Discussion in 'Sports and News' started by Moderator1, Jan 20, 2021.

  1. Regan MacNeil

    Regan MacNeil Well-Known Member

    Lol. A fine. That’ll learn ‘em!
     
  2. Starman

    Starman Well-Known Member

    He looked 14!!
     
  3. Alma

    Alma Well-Known Member

    Yeah, well, be that as it may, the idea that the Arkansas bill will put kids to work in third shift meat packing plants is off base.
     
  4. Azrael

    Azrael Well-Known Member

    Seriously?

    https://arktimes.com/arkansas-blog/...-amid-national-push-to-ease-child-labor-rules

    On Friday, the U.S. Department of Labor announced that they discovered 102 children ages 13-17 working overnight shifts in plants in Arkansas and across the country. Those young workers were tasked with cleaning up caustic chemicals and sanitizing saws and other processing equipment. Four of those children were working at George’s Inc. in Batesville, and six of them were working at a Tyson facility in Green Forest.
     
    Inky_Wretch likes this.
  5. Octave

    Octave Well-Known Member

    The Imus monkey army - that's where I recognize this guy. Thank you much.

    He's like any number of boisterous clowns I've known in my life, except they didn't get half an hour with Ari Melber.

    'empty tin cans make the most noise and you know what buddy, that's what you are - you're an empty tin can'
    -M. Ditka, 1989
     
    2muchcoffeeman likes this.
  6. dixiehack

    dixiehack Well-Known Member

    The most effective manipulation of history may be the way we hear so little about labor history. I’m guessing I am far from alone in never having formal lessons about the Matewan Massacre, the Colorado mine wars, the sugar trust overthrowing the Hawaiian royal government, the Elaine Massacre, the Battle of the Overpass, etc.
     
  7. The Big Ragu

    The Big Ragu Moderator Staff Member

    Those children (I hesitate to say all of them because I don't kn0w that as a fact) were migrants; unaccompanied minors who had recently came across the southern border (what the press release that story links to from the Department of Labor leaves out).

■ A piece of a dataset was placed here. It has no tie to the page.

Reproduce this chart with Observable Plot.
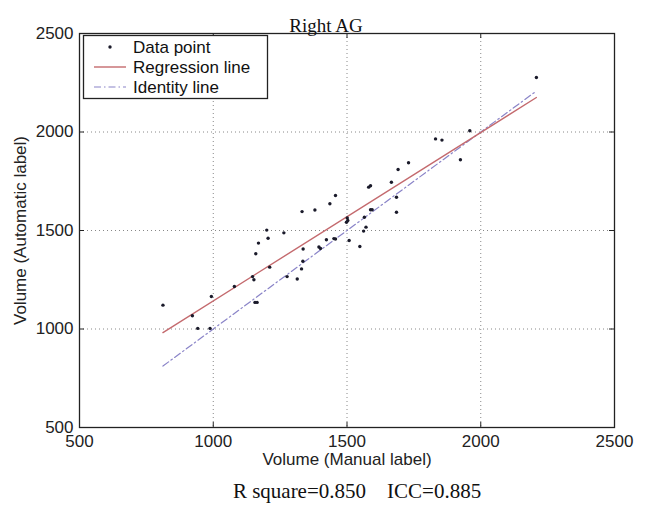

    They were not kids who would have been (or ever will be) applying for working papers in the state of Arkansas.
     
    Azrael likes this.
  8. Azrael

    Azrael Well-Known Member

    The bill makes legal what these companies were already willing to do illegally.

    Migrant or no - as a matter of conscience or ethical practice - doesn't matter.
     
    Inky_Wretch likes this.
  9. Octave

    Octave Well-Known Member

    some very délicieux takes from Dan Bongino, author of more books than Socrates.
     
  10. HanSenSE

    HanSenSE Well-Known Member

    Kids doing jobs adults won't, or shouldn't, do.
     
  11. The Big Ragu

    The Big Ragu Moderator Staff Member

    People are creating this ridiculous narrative of kids who would otherwise be safe in school being pulled from school to do dangerous work.

    The path that brought those children to meat packing plants in Arkansas and Nebraska and Kansas started in El Salvador, Guatemala or Honduras with extreme poverty, food insecurity, some recent weather events that have created devastating economic havoc. ... and daily violence that makes those kids' lives extremely unsafe back home.

    That is the alternative their families were staring at. ... that ended with those kids in the U.S. working in meat packing plants.

    From their perspective, I would not be surprised if they see it as their kids being safer in the U.S. with the people they are living with (who usually have some link to the family), and on top of it. ... they are sending money back home (there is zero economic opportunity where they came from and people are desperate) that is making a huge difference.

    If you want to frame it as a matter of conscience, I get it. Nobody wants to see kids working in a meat-packing plant, working with caustic chemicals.

    At the same time, nobody wants to see whole families living in extreme poverty, in areas dominated by violent gangs, in El Salvador.

    People need to consider that there is a reason why they themselves might be choosing the meat-packing plants with the horrible set of actual choices they have.
     
    Last edited: Mar 20, 2023
  12. Brooklyn Bridge

    Brooklyn Bridge Well-Known Member

    Yet, if those same kids were in n Minnesota, they would be in school and eligible for free lunches. It’s about priorities.